### Data
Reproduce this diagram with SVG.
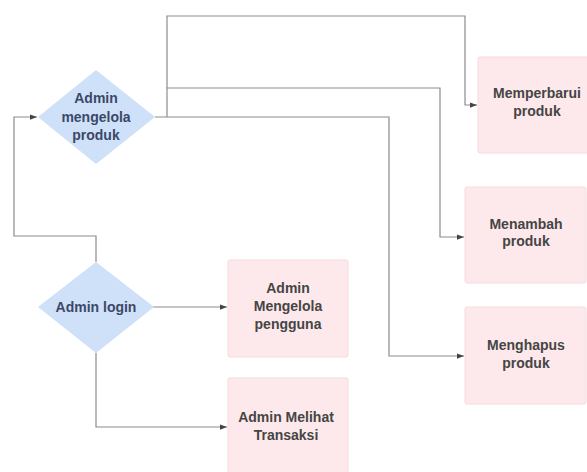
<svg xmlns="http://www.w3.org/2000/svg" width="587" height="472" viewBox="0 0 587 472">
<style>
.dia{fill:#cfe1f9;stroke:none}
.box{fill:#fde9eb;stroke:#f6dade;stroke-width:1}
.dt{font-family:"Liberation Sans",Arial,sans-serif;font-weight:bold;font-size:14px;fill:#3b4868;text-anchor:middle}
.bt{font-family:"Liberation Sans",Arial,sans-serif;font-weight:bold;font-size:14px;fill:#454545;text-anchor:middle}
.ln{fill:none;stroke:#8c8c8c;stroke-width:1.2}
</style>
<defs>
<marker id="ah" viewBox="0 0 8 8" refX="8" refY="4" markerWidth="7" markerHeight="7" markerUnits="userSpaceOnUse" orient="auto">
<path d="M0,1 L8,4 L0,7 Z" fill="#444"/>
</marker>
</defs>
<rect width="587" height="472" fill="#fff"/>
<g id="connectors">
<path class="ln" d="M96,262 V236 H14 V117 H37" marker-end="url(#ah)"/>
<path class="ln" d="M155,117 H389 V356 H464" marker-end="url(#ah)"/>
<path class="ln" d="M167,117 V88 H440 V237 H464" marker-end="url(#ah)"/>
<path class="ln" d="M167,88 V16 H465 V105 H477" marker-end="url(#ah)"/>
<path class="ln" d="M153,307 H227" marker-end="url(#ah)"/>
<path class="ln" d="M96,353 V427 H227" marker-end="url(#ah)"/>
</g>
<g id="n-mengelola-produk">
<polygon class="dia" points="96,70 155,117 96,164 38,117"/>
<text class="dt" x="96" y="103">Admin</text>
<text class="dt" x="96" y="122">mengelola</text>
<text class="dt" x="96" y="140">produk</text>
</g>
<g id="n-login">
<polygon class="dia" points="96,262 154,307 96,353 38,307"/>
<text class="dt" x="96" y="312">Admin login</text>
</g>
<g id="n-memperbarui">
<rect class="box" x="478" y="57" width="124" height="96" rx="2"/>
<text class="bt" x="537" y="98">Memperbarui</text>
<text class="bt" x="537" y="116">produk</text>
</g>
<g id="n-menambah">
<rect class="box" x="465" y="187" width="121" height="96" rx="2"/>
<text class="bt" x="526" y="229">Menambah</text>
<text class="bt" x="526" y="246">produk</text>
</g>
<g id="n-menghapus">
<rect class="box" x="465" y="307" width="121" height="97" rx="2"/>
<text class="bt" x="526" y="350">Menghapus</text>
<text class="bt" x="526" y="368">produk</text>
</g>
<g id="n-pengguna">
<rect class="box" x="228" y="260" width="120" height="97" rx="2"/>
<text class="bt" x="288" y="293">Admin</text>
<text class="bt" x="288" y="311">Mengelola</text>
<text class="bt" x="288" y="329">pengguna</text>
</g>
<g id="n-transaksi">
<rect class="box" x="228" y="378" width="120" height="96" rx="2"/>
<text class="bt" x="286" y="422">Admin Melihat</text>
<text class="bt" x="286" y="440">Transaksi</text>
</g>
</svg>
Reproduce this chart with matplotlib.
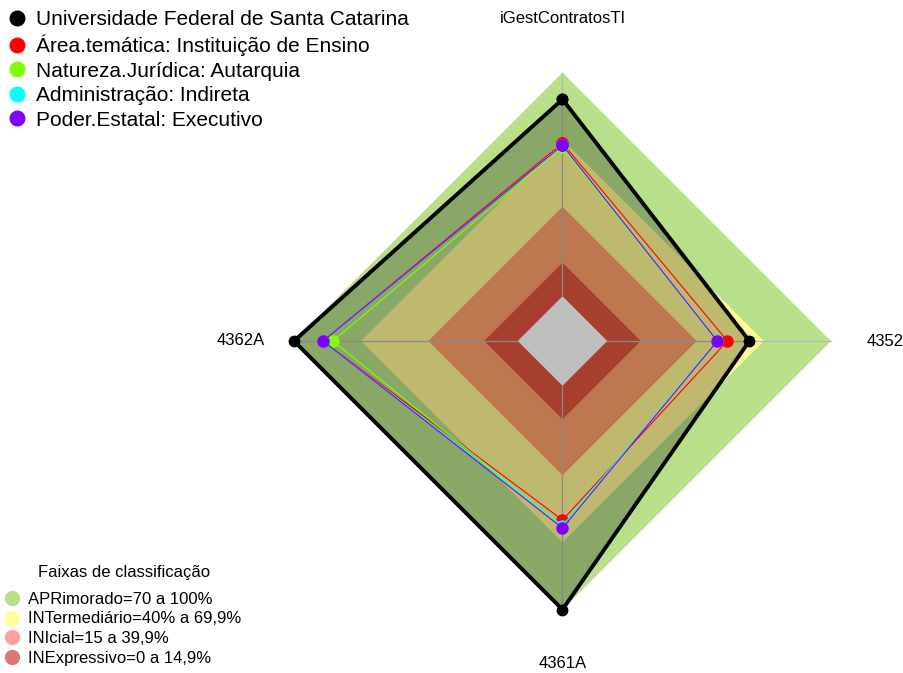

### Task instructions
Print all of the entries word for word. Omit the pictures they contain.

### Result
Reproduce this diagram with SVG.
<svg xmlns="http://www.w3.org/2000/svg" width="587" height="472" viewBox="0 0 587 472">
<style>
.dia{fill:#cfe1f9;stroke:none}
.box{fill:#fde9eb;stroke:#f6dade;stroke-width:1}
.dt{font-family:"Liberation Sans",Arial,sans-serif;font-weight:bold;font-size:14px;fill:#3b4868;text-anchor:middle}
.bt{font-family:"Liberation Sans",Arial,sans-serif;font-weight:bold;font-size:14px;fill:#454545;text-anchor:middle}
.ln{fill:none;stroke:#8c8c8c;stroke-width:1.2}
</style>
<defs>
<marker id="ah" viewBox="0 0 8 8" refX="8" refY="4" markerWidth="7" markerHeight="7" markerUnits="userSpaceOnUse" orient="auto">
<path d="M0,1 L8,4 L0,7 Z" fill="#444"/>
</marker>
</defs>
<rect width="587" height="472" fill="#fff"/>
<g id="connectors">
<path class="ln" d="M96,262 V236 H14 V117 H37" marker-end="url(#ah)"/>
<path class="ln" d="M155,117 H389 V356 H464" marker-end="url(#ah)"/>
<path class="ln" d="M167,117 V88 H440 V237 H464" marker-end="url(#ah)"/>
<path class="ln" d="M167,88 V16 H465 V105 H477" marker-end="url(#ah)"/>
<path class="ln" d="M153,307 H227" marker-end="url(#ah)"/>
<path class="ln" d="M96,353 V427 H227" marker-end="url(#ah)"/>
</g>
<g id="n-mengelola-produk">
<polygon class="dia" points="96,70 155,117 96,164 38,117"/>
<text class="dt" x="96" y="103">Admin</text>
<text class="dt" x="96" y="122">mengelola</text>
<text class="dt" x="96" y="140">produk</text>
</g>
<g id="n-login">
<polygon class="dia" points="96,262 154,307 96,353 38,307"/>
<text class="dt" x="96" y="312">Admin login</text>
</g>
<g id="n-memperbarui">
<rect class="box" x="478" y="57" width="124" height="96" rx="2"/>
<text class="bt" x="537" y="98">Memperbarui</text>
<text class="bt" x="537" y="116">produk</text>
</g>
<g id="n-menambah">
<rect class="box" x="465" y="187" width="121" height="96" rx="2"/>
<text class="bt" x="526" y="229">Menambah</text>
<text class="bt" x="526" y="246">produk</text>
</g>
<g id="n-menghapus">
<rect class="box" x="465" y="307" width="121" height="97" rx="2"/>
<text class="bt" x="526" y="350">Menghapus</text>
<text class="bt" x="526" y="368">produk</text>
</g>
<g id="n-pengguna">
<rect class="box" x="228" y="260" width="120" height="97" rx="2"/>
<text class="bt" x="288" y="293">Admin</text>
<text class="bt" x="288" y="311">Mengelola</text>
<text class="bt" x="288" y="329">pengguna</text>
</g>
<g id="n-transaksi">
<rect class="box" x="228" y="378" width="120" height="96" rx="2"/>
<text class="bt" x="286" y="422">Admin Melihat</text>
<text class="bt" x="286" y="440">Transaksi</text>
</g>
</svg>
Reproduce this chart with matplotlib.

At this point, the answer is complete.